Derrick Brashear shadow@gmail.com
Tue, 12 Apr 2011 13:04:38 -0400

On Tue, Apr 12, 2011 at 1:01 PM, Andrew Deason <adeason@sinenomine.net> wro=
> On Tue, 12 Apr 2011 12:42:12 -0400
> Derrick Brashear <shadow@gmail.com> wrote:
>> > Dumb question: =A0Would I have to restart bosserver? =A0Can I do so
>> > without being disruptive (i.e. restarting the fileserver process) to
>> > my users?
>> the problem is, the ulimit applies to "me and my future children" so
>> you'd need to effectively cause the current running bosserver to ask
>> to modify its ulimit for future fileservers, or ask the current
>> fileserver to do so for itself. so, not short of binary patching at
>> runtime.
> But it's the volserver we want to change the limits for.

truth, and the answer here is wretched but...

> Normally, yes,
> you'd stop bosserver completely and start it up again.
> But technically, you could run a different volserver with a different
> ulimit outside of bosserver. If you _really_ want to avoid restarting
> the fileserver, you can:
> $ cd /usr/afs/bin
> $ mv volserver volserver.real
> $ cat <<EOF > volserver
>> #/bin/sh
>> sleep 1000000
>> exit 0
>> EOF
> $ chmod a+x volserver
> $ kill -TERM <volserver pid>
> Which will kill the existing volserver, and bosserver will restart it by
> running that no-op shell script. So you are free to run your own
> volserver in whatever environment. Something like:

you don't even need to do that. have the shell script ulimit the
volserver and just let it run the real volserver.

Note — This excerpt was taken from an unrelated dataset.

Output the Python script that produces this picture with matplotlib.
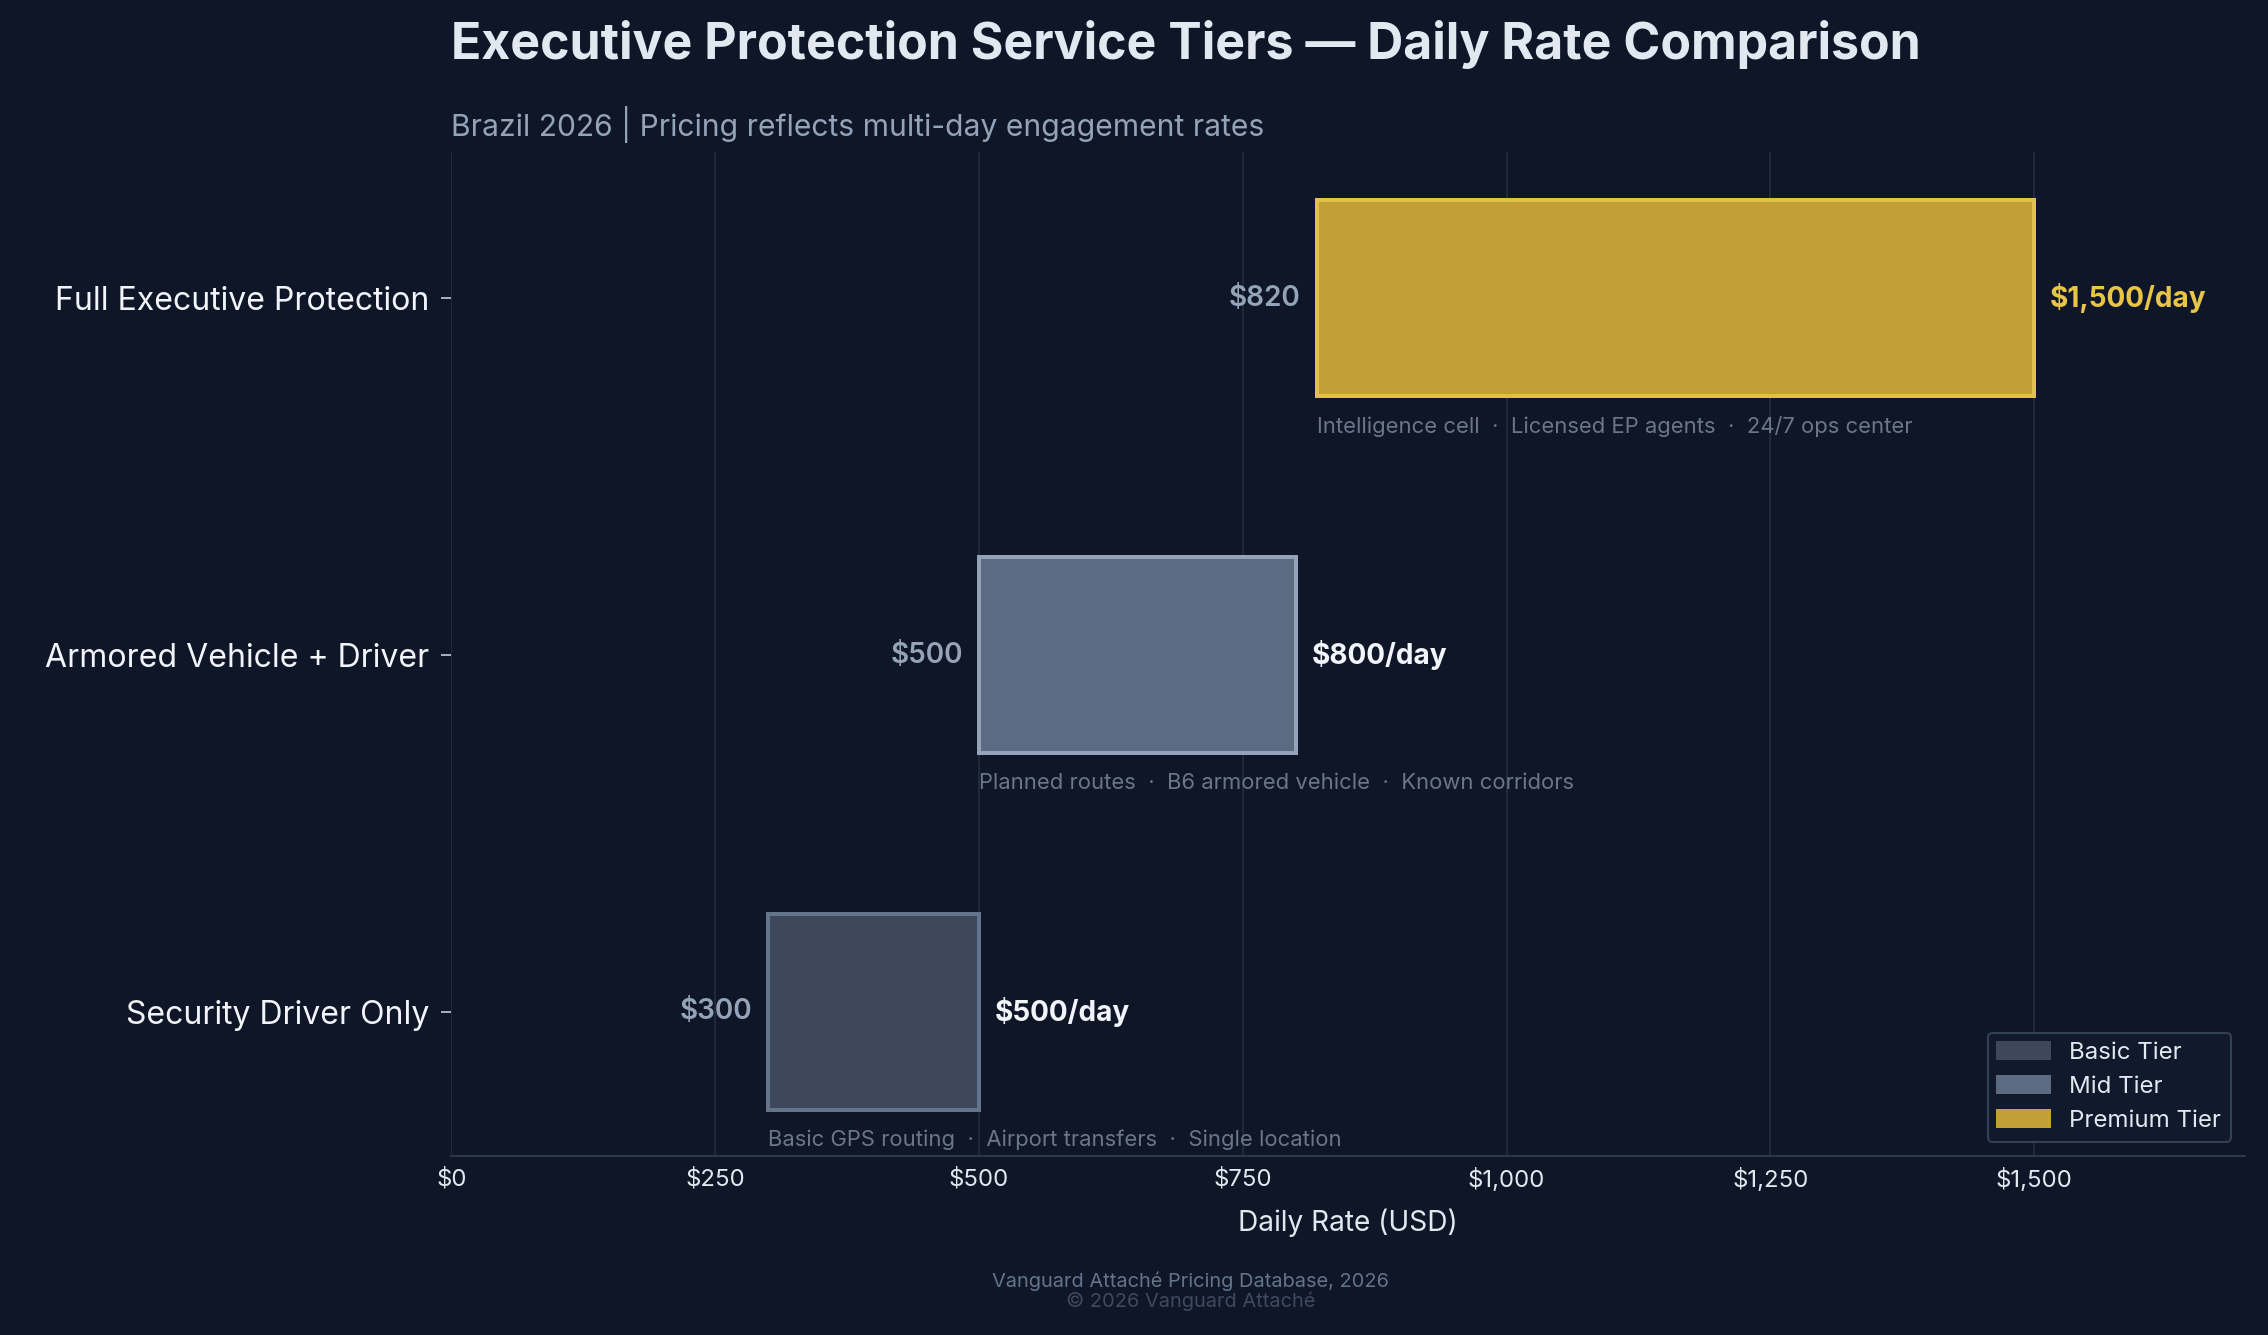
import matplotlib
matplotlib.use("Agg")
import matplotlib.pyplot as plt
from matplotlib.patches import Patch

plt.rcParams['font.family'] = ['Inter', 'DejaVu Sans']

categories = ["Security Driver Only", "Armored Vehicle + Driver", "Full Executive Protection"]
low = [300, 500, 820]
high = [500, 800, 1500]
features = ["Basic GPS routing  ·  Airport transfers  ·  Single location",
            "Planned routes  ·  B6 armored vehicle  ·  Known corridors",
            "Intelligence cell  ·  Licensed EP agents  ·  24/7 ops center"]
tiers = ["Basic Tier", "Mid Tier", "Premium Tier"]
xticks = [0, 250, 500, 750, 1000, 1250, 1500]

bg = "#0e1628"
fills = ["#3e485d", "#5c6a82", "#c3a035"]
edges = ["#64748b", "#94a3b8", "#e2c14b"]
value_colors = ["#f1f5f9", "#f1f5f9", "#e8c547"]

fig = plt.figure(figsize=(2268/144, 1335/144), dpi=144, facecolor=bg)
ax = fig.add_axes([0.199, 0.134, 0.791, 0.752], facecolor=bg)

for i in range(3):
    ax.barh(i, high[i]-low[i], left=low[i], height=0.55, color=fills[i],
            edgecolor=edges[i], linewidth=2, zorder=3)
    ax.text(low[i]-15, i, f"${low[i]:,}", ha="right", va="center",
            color="#94a3b8", fontsize=14, fontweight="semibold")
    ax.text(high[i]+15, i, f"${high[i]:,}/day", ha="left", va="center",
            color=value_colors[i], fontsize=14, fontweight="bold")
    ax.text(low[i], i-0.33, features[i], ha="left", va="top",
            color="#6b7789", fontsize=11)

ax.set_xlim(0, 1700)
ax.set_ylim(-0.405, 2.41)
ax.set_yticks(range(3))
ax.set_yticklabels(categories, fontsize=16, color="#f1f5f9")
ax.set_xticks(xticks)
ax.set_xticklabels([f"${v:,}" for v in xticks], fontsize=12, color="#e2e8f0")
ax.tick_params(axis="y", length=5, color="#cbd5e1", pad=6)
ax.tick_params(axis="x", length=0, pad=6)
ax.grid(axis="x", color="#1e293b", linewidth=1, zorder=0)
for s in ["top", "right", "left"]:
    ax.spines[s].set_visible(False)
ax.spines["bottom"].set_color("#334155")
ax.set_xlabel("Daily Rate (USD)", fontsize=14, color="#e2e8f0", labelpad=8)

handles = [Patch(facecolor=fills[i], edgecolor=fills[i], label=tiers[i]) for i in range(3)]
leg = ax.legend(handles=handles, loc="lower right", fontsize=12, facecolor="#111a2c",
                edgecolor="#334155", labelcolor="#e2e8f0", framealpha=1,
                handlelength=2.2, borderaxespad=0.6)

fig.text(0.199, 0.967, "Executive Protection Service Tiers — Daily Rate Comparison",
         fontsize=25, fontweight="bold", color="#e2e8f0", va="center")
fig.text(0.199, 0.907, "Brazil 2026 | Pricing reflects multi-day engagement rates",
         fontsize=15, color="#94a3b8", va="center")
fig.text(0.525, 0.040, "Vanguard Attaché Pricing Database, 2026", fontsize=10,
         color="#64748b", ha="center", va="center")
fig.text(0.525, 0.025, "© 2026 Vanguard Attaché", fontsize=10,
         color="#3f4a5e", ha="center", va="center")

fig.savefig("out.png", dpi=144, facecolor=bg)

which is similarly wretched.

> $ ulimit -c unlimited
> $ ./volserver.real -nojumbo
> And make sure you
> $ mv volserver.real volserver
> after starting the volserver, so bosserver can start the real volserver
> "normally" again. After you get a core, just kill the fake volserver
> process, and bosserver will restart the real volserver.
> This is all unsupported stuff, and I should tell you to not do this in
> production, etc etc. But if you wanted to know how to do this without
> interrupting the fileserver, there you go. If you're not sure of what
> you're doing, you're probably better of just restarting bosserver
> entirely (after setting ulimit), which does involve stopping and
> starting the fileserver.